Goal
Print exactly the lines running from the one that holds "Write a Python" through the one that holds "ticks_bot = [300, 0, -300]", please, and leave the pictures out.

Entries
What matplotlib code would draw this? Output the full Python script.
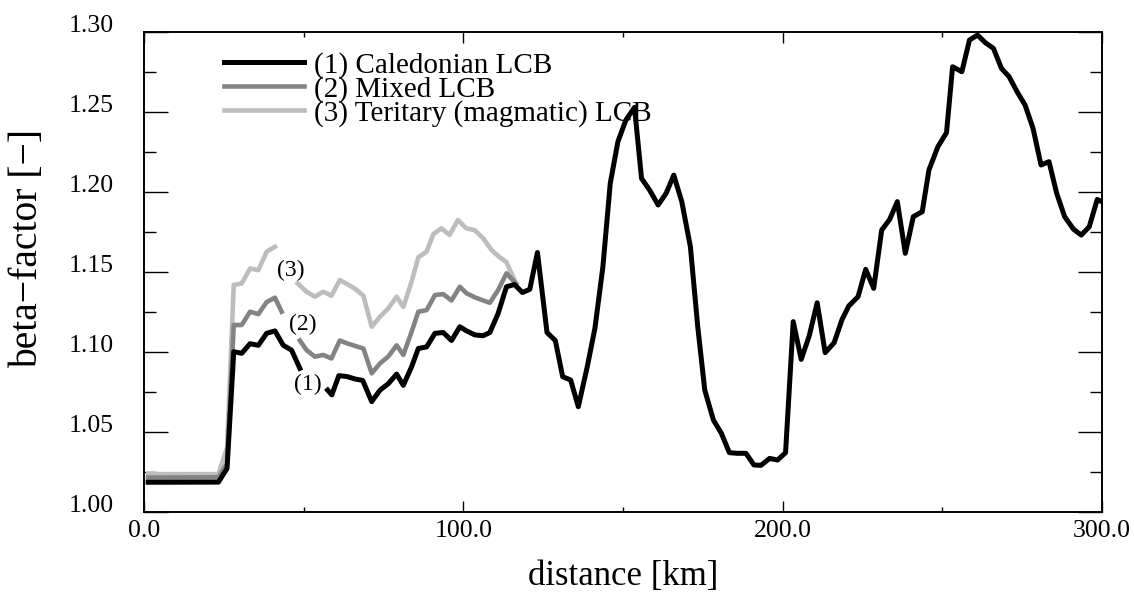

--

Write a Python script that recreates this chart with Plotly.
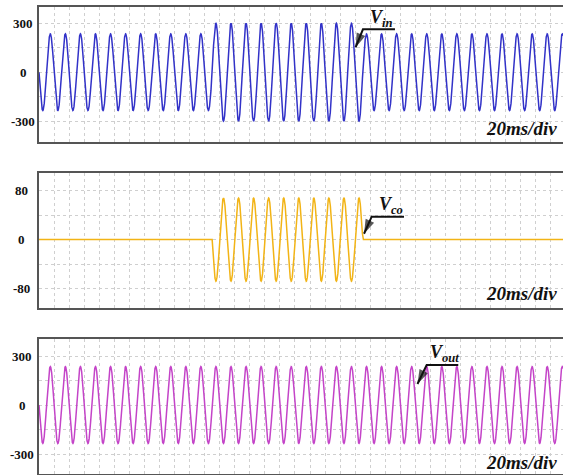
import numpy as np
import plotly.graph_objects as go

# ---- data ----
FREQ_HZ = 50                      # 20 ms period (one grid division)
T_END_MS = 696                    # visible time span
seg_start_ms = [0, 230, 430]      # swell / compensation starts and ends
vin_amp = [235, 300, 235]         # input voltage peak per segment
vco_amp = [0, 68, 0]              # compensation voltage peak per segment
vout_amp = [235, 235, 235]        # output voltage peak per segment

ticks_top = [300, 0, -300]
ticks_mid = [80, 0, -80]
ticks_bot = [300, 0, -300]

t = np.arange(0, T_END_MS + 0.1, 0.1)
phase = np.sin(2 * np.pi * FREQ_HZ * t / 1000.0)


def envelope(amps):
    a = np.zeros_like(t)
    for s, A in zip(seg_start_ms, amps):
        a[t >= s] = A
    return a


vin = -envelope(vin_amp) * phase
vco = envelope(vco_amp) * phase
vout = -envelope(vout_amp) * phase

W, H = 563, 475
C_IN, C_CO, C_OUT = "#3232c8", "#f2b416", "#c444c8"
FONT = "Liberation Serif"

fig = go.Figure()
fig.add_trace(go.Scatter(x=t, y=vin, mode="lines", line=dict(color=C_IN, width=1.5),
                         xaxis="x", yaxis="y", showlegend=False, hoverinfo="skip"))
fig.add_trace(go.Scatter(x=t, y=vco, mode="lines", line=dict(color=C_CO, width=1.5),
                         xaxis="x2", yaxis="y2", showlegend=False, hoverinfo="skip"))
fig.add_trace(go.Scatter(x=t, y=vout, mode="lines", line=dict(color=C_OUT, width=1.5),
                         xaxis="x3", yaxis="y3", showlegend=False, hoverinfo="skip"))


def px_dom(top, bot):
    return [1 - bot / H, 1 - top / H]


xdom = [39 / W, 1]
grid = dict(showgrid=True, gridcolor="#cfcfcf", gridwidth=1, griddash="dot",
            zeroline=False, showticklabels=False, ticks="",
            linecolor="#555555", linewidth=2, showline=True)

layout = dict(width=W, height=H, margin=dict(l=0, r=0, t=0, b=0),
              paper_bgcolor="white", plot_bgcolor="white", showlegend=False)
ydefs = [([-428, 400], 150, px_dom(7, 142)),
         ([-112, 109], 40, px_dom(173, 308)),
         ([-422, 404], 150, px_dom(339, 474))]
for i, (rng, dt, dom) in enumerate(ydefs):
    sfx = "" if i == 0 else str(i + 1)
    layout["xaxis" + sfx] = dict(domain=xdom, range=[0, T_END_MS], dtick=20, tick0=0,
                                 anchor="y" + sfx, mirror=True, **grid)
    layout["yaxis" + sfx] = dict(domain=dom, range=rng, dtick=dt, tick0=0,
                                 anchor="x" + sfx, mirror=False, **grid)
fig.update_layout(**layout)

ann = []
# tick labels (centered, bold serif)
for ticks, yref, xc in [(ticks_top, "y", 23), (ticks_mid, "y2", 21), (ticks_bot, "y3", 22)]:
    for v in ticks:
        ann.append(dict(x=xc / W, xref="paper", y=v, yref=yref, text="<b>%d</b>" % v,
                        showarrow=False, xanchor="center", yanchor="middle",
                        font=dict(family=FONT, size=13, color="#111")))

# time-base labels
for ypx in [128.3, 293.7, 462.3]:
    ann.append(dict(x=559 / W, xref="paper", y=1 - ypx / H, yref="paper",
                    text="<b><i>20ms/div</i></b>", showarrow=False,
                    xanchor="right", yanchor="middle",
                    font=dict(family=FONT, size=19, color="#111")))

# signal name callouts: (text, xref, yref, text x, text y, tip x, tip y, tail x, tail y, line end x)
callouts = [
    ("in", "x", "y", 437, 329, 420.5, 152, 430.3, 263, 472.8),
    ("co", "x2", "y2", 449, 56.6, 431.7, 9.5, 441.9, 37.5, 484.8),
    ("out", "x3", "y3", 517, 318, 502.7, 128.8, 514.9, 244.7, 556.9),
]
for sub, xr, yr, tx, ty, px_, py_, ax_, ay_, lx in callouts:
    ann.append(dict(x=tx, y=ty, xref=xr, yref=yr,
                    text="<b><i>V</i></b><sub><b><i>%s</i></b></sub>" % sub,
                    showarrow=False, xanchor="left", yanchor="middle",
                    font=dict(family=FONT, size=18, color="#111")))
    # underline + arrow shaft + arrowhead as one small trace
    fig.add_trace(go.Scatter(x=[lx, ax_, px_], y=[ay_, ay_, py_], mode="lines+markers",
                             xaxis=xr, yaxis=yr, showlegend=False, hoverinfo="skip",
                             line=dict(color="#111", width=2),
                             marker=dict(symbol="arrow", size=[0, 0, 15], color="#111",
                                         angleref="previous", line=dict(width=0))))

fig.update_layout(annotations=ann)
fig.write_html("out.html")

Worked solution
Write a Python script that recreates this chart with Plotly.
import numpy as np
import plotly.graph_objects as go

# ---- data ----
FREQ_HZ = 50                      # 20 ms period (one grid division)
T_END_MS = 696                    # visible time span
seg_start_ms = [0, 230, 430]      # swell / compensation starts and ends
vin_amp = [235, 300, 235]         # input voltage peak per segment
vco_amp = [0, 68, 0]              # compensation voltage peak per segment
vout_amp = [235, 235, 235]        # output voltage peak per segment

ticks_top = [300, 0, -300]
ticks_mid = [80, 0, -80]
ticks_bot = [300, 0, -300]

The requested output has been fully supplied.